Auditors play a crucial role in examining an entity’s financial statements, ensuring accuracy, reliability, and compliance with accounting standards. In the context of trial balances, auditors review the working trial balance of an entity, which comprises adjusted account balances of the entity at the end of an accounting period.

The auditor’s role includes:

  1. Verifying the arithmetic accuracy of the trial balance.
  2. Examining the ledger accounts for journal entry errors.
  3. Checking the appropriate allocation of debit and credit amounts.
  4. Ensuring transactions are recorded as per GAAP.

While the trial balance assists auditors in their review process, they also have to rely on other auditing procedures to detect errors the trial balance cannot reveal. These procedures may include analytical reviews, confirmations, and substantive tests of details.

In conclusion, trial balances can serve as a useful starting point for auditors, but they have limitations and cannot guarantee complete accuracy in an entity’s bookkeeping system.

Frequently Asked Questions

How do you prepare a trial balance?

To prepare a trial balance, list all the account names and their respective debit or credit balances on a specific date. The debit and credit columns should be separate, and the sum of the debits column should equal the sum of the credits column, ensuring there are no arithmetical errors in the double-entry bookkeeping system.

What are the main objectives of preparing a trial balance?

The main objectives of preparing a trial balance are to:

  1. Verify the mathematical accuracy of the double-entry bookkeeping system.
  2. Review the completeness and accuracy of ledger accounts before preparing financial statements.
  3. Provide a basis for identifying and rectifying accounting errors.

What are the key differences between a trial balance and a balance sheet?

A trial balance is a report that lists the debit and credit balances of all ledger accounts on a specific date to ensure the accuracy of double-entry bookkeeping. On the other hand, a balance sheet is a financial statement that presents a company’s financial position at a specific point in time by showing its assets, liabilities, and equity.

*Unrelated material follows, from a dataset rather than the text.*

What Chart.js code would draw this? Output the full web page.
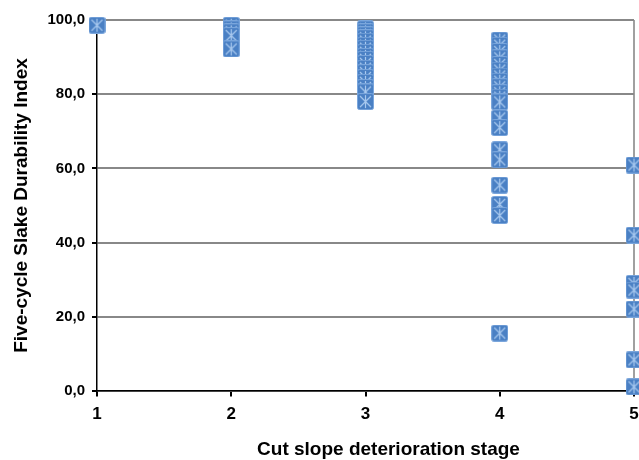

Can you explain the three fundamental rules of a trial balance?

  1. Debit and credit amounts must be equal: The total of debit balances must be equal to the total of credit balances, indicating the accuracy of the double-entry bookkeeping system.
  2. Only ledger account balances are recorded: A trial balance lists all the account balances, with cash and bank columns included, from the ledger accounts.
  3. The trial balance does not prove that all transactions are recorded correctly: While a balanced trial balance indicates there are no arithmetical errors, it does not guarantee that all transactions are recorded accurately or that no errors of omission or commission have occurred.

What are the most common uses of a trial balance in accounting?

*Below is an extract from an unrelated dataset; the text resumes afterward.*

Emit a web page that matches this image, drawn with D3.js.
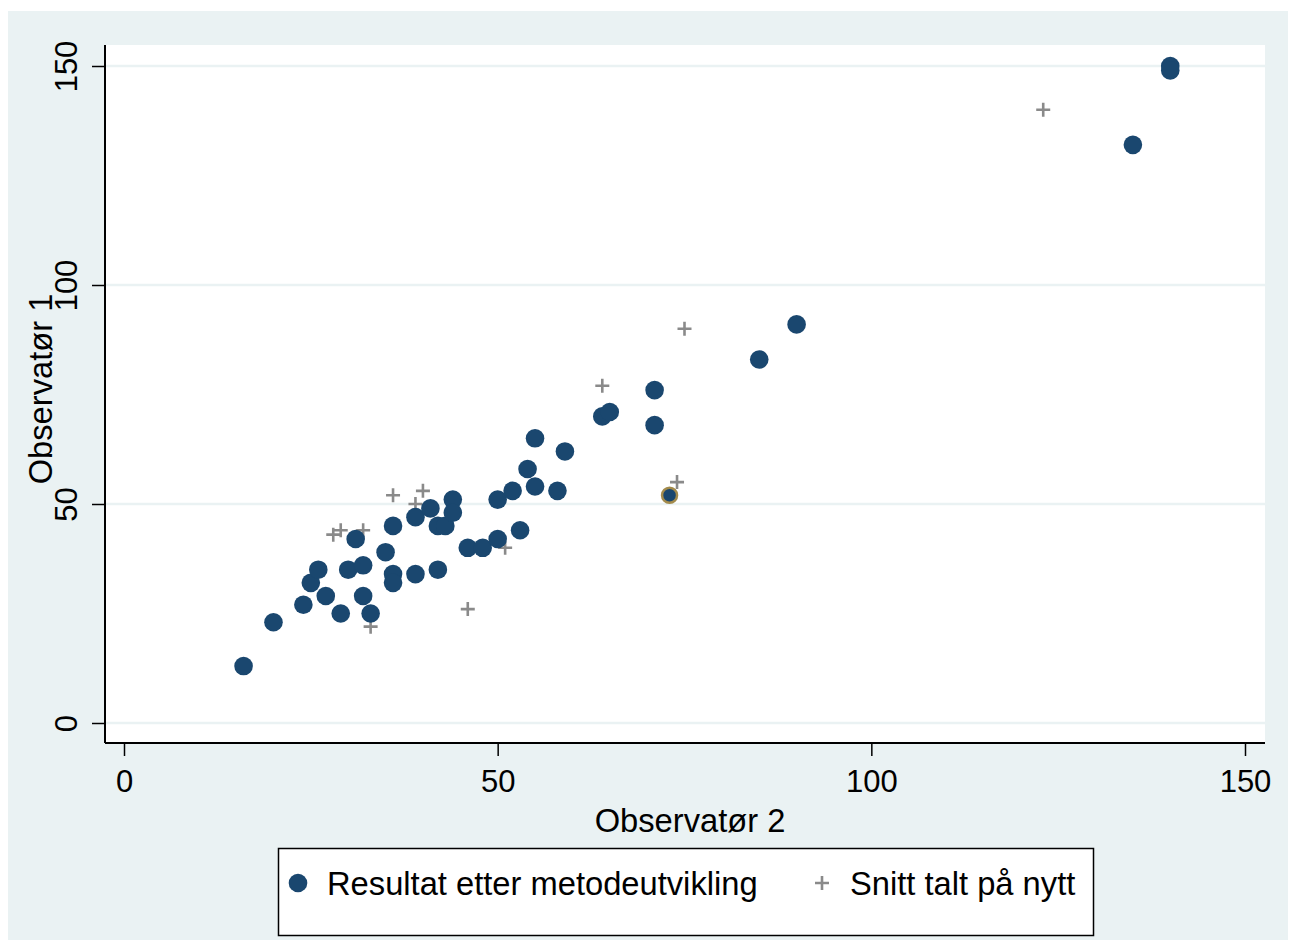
<!DOCTYPE html>
<html>
<head>
<meta charset="utf-8">
<style>
  body { margin: 0; background: #fff; }
  text { font-family: "Liberation Sans", Arial, Helvetica, sans-serif; fill: #000; }
</style>
</head>
<body>
<svg id="svg1" width="1290" height="942"></svg>
<script src="https://cdnjs.cloudflare.com/ajax/libs/d3/7.8.5/d3.min.js"></script>
<script>

// Resultat etter metodeutvikling (Observatør 2, Observatør 1)
var resX = [16, 20, 24, 25, 26, 27, 29, 30, 31, 32, 32, 33, 35, 36, 36, 36, 39, 39, 41, 42, 43, 42, 44, 44, 46, 48, 50, 50, 52, 53, 54, 55, 55, 58, 59, 64, 65, 71, 71, 85, 90, 135, 140, 140];
var resY = [13, 23, 27, 32, 35, 29, 25, 35, 42, 36, 29, 25, 39, 45, 34, 32, 47, 34, 49, 45, 45, 35, 51, 48, 40, 40, 51, 42, 53, 44, 58, 65, 54, 53, 62, 70, 71, 76, 68, 83, 91, 132, 150, 149];

// highlighted point (outlined)
var hlX = [73];
var hlY = [52];

// Snitt talt på nytt
var snittX = [28, 29, 32, 33, 36, 39, 40, 46, 51, 64, 74, 75, 123];
var snittY = [43, 44, 44, 22, 52, 50, 53, 26, 40, 77, 55, 90, 140];

var xTicks = [0, 50, 100, 150],
    yTicks = [0, 50, 100, 150];

var legendLabels = ["Resultat etter metodeutvikling", "Snitt talt på nytt"];

var svg = d3.select("#svg1"),
    width = +svg.attr("width"),
    height = +svg.attr("height");

var navy = "#1a476f", gray = "#8a8a8a", bg = "#eaf2f3";

var plot = {left: 105, right: 1265, top: 45, bottom: 743};

var x = d3.scaleLinear().domain([0, 150]).range([124, 1245]),
    y = d3.scaleLinear().domain([0, 150]).range([723, 66]);

// outer background
svg.append("rect")
    .attr("x", 8).attr("y", 11)
    .attr("width", 1280).attr("height", 929)
    .attr("fill", bg);

// plot region
svg.append("rect")
    .attr("x", plot.left).attr("y", plot.top)
    .attr("width", plot.right - plot.left)
    .attr("height", plot.bottom - plot.top)
    .attr("fill", "#fff");

// gridlines
svg.append("g")
  .selectAll("line")
  .data(yTicks)
  .enter().append("line")
    .attr("x1", plot.left).attr("x2", plot.right)
    .attr("y1", function(d) { return y(d); })
    .attr("y2", function(d) { return y(d); })
    .attr("stroke", bg)
    .attr("stroke-width", 2.5);

// x axis
var xAxis = svg.append("g")
    .attr("transform", "translate(0," + plot.bottom + ")")
    .call(d3.axisBottom(x).tickValues(xTicks).tickSize(13).tickPadding(14).tickSizeOuter(0));
xAxis.select(".domain").attr("d", "M" + plot.left + ",0H" + plot.right).attr("stroke-width", 2);
xAxis.selectAll(".tick line").attr("stroke-width", 1.5);
xAxis.selectAll(".tick text").attr("font-size", 31).attr("font-family", null);

// y axis
var yAxis = svg.append("g")
    .attr("transform", "translate(" + plot.left + ",0)")
    .call(d3.axisLeft(y).tickValues(yTicks).tickSize(13).tickSizeOuter(0));
yAxis.select(".domain").attr("d", "M0," + plot.top + "V" + plot.bottom).attr("stroke-width", 2);
yAxis.selectAll(".tick line").attr("stroke-width", 1.5);
yAxis.selectAll(".tick text")
    .attr("font-size", 31).attr("font-family", null)
    .attr("x", 0).attr("y", 0).attr("dy", 0)
    .attr("text-anchor", "middle")
    .attr("transform", "translate(-28,0) rotate(-90)");

// axis titles
svg.append("text")
    .attr("x", 690).attr("y", 832)
    .attr("text-anchor", "middle")
    .attr("font-size", 32.7)
    .text("Observatør 2");

svg.append("text")
    .attr("text-anchor", "middle")
    .attr("font-size", 32.7)
    .attr("transform", "translate(52," + 389 + ") rotate(-90)")
    .text("Observatør 1");

var cross = "M-7,0H7M0,-7V7";

// Snitt talt på nytt
svg.append("g")
  .selectAll("path")
  .data(snittX.map(function(d, i) { return [d, snittY[i]]; }))
  .enter().append("path")
    .attr("transform", function(d) { return "translate(" + x(d[0]) + "," + y(d[1]) + ")"; })
    .attr("d", cross)
    .attr("stroke", gray)
    .attr("stroke-width", 2.6)
    .attr("fill", "none");

// Resultat etter metodeutvikling
svg.append("g")
  .selectAll("circle")
  .data(resX.map(function(d, i) { return [d, resY[i]]; }))
  .enter().append("circle")
    .attr("cx", function(d) { return x(d[0]); })
    .attr("cy", function(d) { return y(d[1]); })
    .attr("r", 9.3)
    .attr("fill", navy);

svg.append("g")
  .selectAll("circle")
  .data(hlX.map(function(d, i) { return [d, hlY[i]]; }))
  .enter().append("circle")
    .attr("cx", function(d) { return x(d[0]); })
    .attr("cy", function(d) { return y(d[1]); })
    .attr("r", 7.5)
    .attr("fill", navy)
    .attr("stroke", "#a38b4c")
    .attr("stroke-width", 2.5);

// legend
var legend = svg.append("g");
legend.append("rect")
    .attr("x", 278.5).attr("y", 848.5)
    .attr("width", 815).attr("height", 87)
    .attr("fill", "#fff")
    .attr("stroke", "#000")
    .attr("stroke-width", 1.5);

legend.append("circle")
    .attr("cx", 298).attr("cy", 883)
    .attr("r", 9.3)
    .attr("fill", navy);
legend.append("text")
    .attr("x", 327).attr("y", 895)
    .attr("font-size", 32.7)
    .text(legendLabels[0]);

legend.append("path")
    .attr("transform", "translate(822,883)")
    .attr("d", cross)
    .attr("stroke", gray)
    .attr("stroke-width", 2.6)
    .attr("fill", "none");
legend.append("text")
    .attr("x", 850).attr("y", 895)
    .attr("font-size", 32.7)
    .text(legendLabels[1]);

</script>
</body>
</html>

The most common uses of a trial balance in accounting are:

  1. Verifying the accuracy and completeness of ledger accounts.
  2. Ensuring consistency in the double-entry bookkeeping system.
  3. Facilitating the identification and correction of accounting errors.
  4. Providing a basis for preparing financial statements, such as the balance sheet and income statement.

How is capital represented in a trial balance?

In a trial balance, capital is represented as an equity account, listed under the credit column. The account shows the owners’ investment in the business along with any retained earnings or profits generated by the company.